_Supplied information_.
•••••
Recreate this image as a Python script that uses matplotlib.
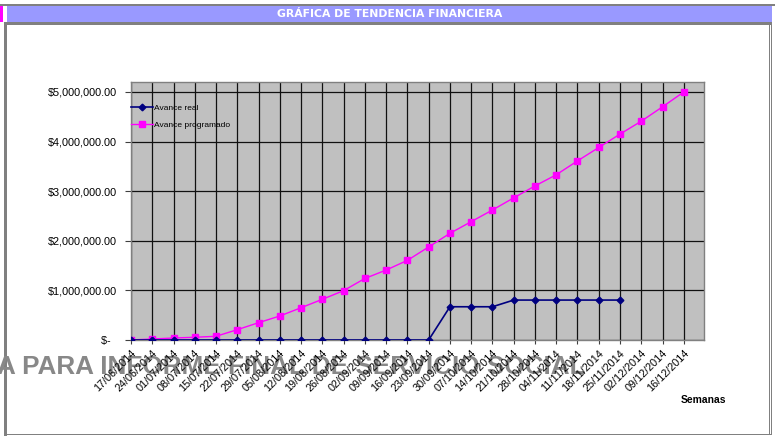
import numpy as np
import matplotlib
matplotlib.use('Agg')
import matplotlib.pyplot as plt
from matplotlib.patches import Rectangle
from matplotlib.ticker import FuncFormatter, MultipleLocator

plt.rcParams['font.family'] = ['Liberation Sans', 'DejaVu Sans']

# --- data ---
semanas = ['17/06/2014', '24/06/2014', '01/07/2014', '08/07/2014', '15/07/2014',
           '22/07/2014', '29/07/2014', '05/08/2014', '12/08/2014', '19/08/2014',
           '26/08/2014', '02/09/2014', '09/09/2014', '16/09/2014', '23/09/2014',
           '30/09/2014', '07/10/2014', '14/10/2014', '21/10/2014', '28/10/2014',
           '04/11/2014', '11/11/2014', '18/11/2014', '25/11/2014', '02/12/2014',
           '09/12/2014', '16/12/2014']

avance_real = [0, 0, 0, 0, 0, 0, 0, 0, 0, 0, 0, 0, 0, 0, 0,
               670000, 670000, 670000, 805000, 805000, 805000, 805000, 805000, 805000]

avance_programado = [0, 20000, 40000, 55000, 75000, 208000, 349000, 484000, 651000,
                     820000, 995000, 1240000, 1410000, 1605000, 1875000, 2150000,
                     2385000, 2620000, 2865000, 3105000, 3330000, 3610000, 3880000,
                     4150000, 4410000, 4700000, 5000000]

W, H = 775, 436
fig = plt.figure(figsize=(W / 100, H / 100), dpi=100)


def px(x, y):
    # pixel coords (from top-left) -> figure fraction
    return x / W, 1 - y / H


def box(x0, y0, x1, y1, color):
    fx0, fy1 = px(x0, y1)
    fig.patches.append(Rectangle((fx0, fy1), (x1 - x0) / W, (y1 - y0) / H,
                                 transform=fig.transFigure, facecolor=color,
                                 edgecolor='none', zorder=-2))


# frame around the sheet
box(0, 4, W, 6, '#808080')
box(7, 6, 772, 22, '#9999FF')
box(0, 6, 3, 22, '#FF00FF')
box(4, 22, 772, 25, '#808080')
box(4, 22, 7, 436, '#808080')
box(769, 22, 770, 435, '#808080')
box(771, 22, 772, 435, '#808080')
box(4, 434, 772, 435, '#808080')

fig.text(*px(390, 14), 'GRÁFICA DE TENDENCIA FINANCIERA', family='DejaVu Sans',
         fontsize=7.8, fontweight='bold', color='white', ha='center', va='center')

# plot area
l, t = px(131, 82)
r, b = px(704, 340)
ax = fig.add_axes([l, b, r - l, t - b])
ax.set_facecolor('#C0C0C0')
for s in ax.spines.values():
    s.set_color('#808080')
    s.set_linewidth(1)

x = np.arange(len(semanas))
ax.plot(x[:len(avance_real)], avance_real, color='#000080', lw=1.2, marker='D',
        ms=3.4, label='Avance real', zorder=4)
ax.plot(x, avance_programado, color='#FF00FF', lw=1.0, marker='s', ms=4.6,
        label='Avance programado', zorder=3)

ax.set_xlim(0, len(semanas) - 0.05)
ax.set_ylim(0, 5200000)
ax.set_xticks(x)
ax.set_xticklabels(semanas, rotation=45, ha='right', rotation_mode='anchor',
                   fontsize=7.8)
ax.yaxis.set_major_locator(MultipleLocator(1000000))
ax.yaxis.set_major_formatter(FuncFormatter(
    lambda v, p: '$-  ' if v == 0 else f'${v:,.2f}'))
ax.tick_params(axis='y', labelsize=7.8, length=4, color='#404040', pad=6)
ax.tick_params(axis='x', length=3, color='#404040', pad=3)

ax.grid(True, color='#111111', lw=0.9)
ax.set_axisbelow(True)

ax.legend(loc='upper left', bbox_to_anchor=px(131, 104), bbox_transform=fig.transFigure,
          frameon=False, fontsize=6, handlelength=2.6, handletextpad=0.2,
          labelspacing=1.15, borderpad=0, borderaxespad=0)

fig.text(*px(726, 400), 'Semanas', fontsize=7.4, fontweight='bold',
         ha='right', va='center')

fig.text(*px(-3, 367), 'A PARA INFORME FINAL DE SERVICIO SOCIAL', fontsize=18.8,
         fontweight='bold', color='#888888', ha='left', va='center', zorder=-1)

fig.savefig('out.png', dpi=100)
•••••
_Your instructions_. Please extract exactly the lines of the data, from the first through the line containing "plt.rcParams['font.family'] = ['Liberation", and add no pictures to the copy.

_Task answer_.
Recreate this image as a Python script that uses matplotlib.
import numpy as np
import matplotlib
matplotlib.use('Agg')
import matplotlib.pyplot as plt
from matplotlib.patches import Rectangle
from matplotlib.ticker import FuncFormatter, MultipleLocator

plt.rcParams['font.family'] = ['Liberation Sans', 'DejaVu Sans']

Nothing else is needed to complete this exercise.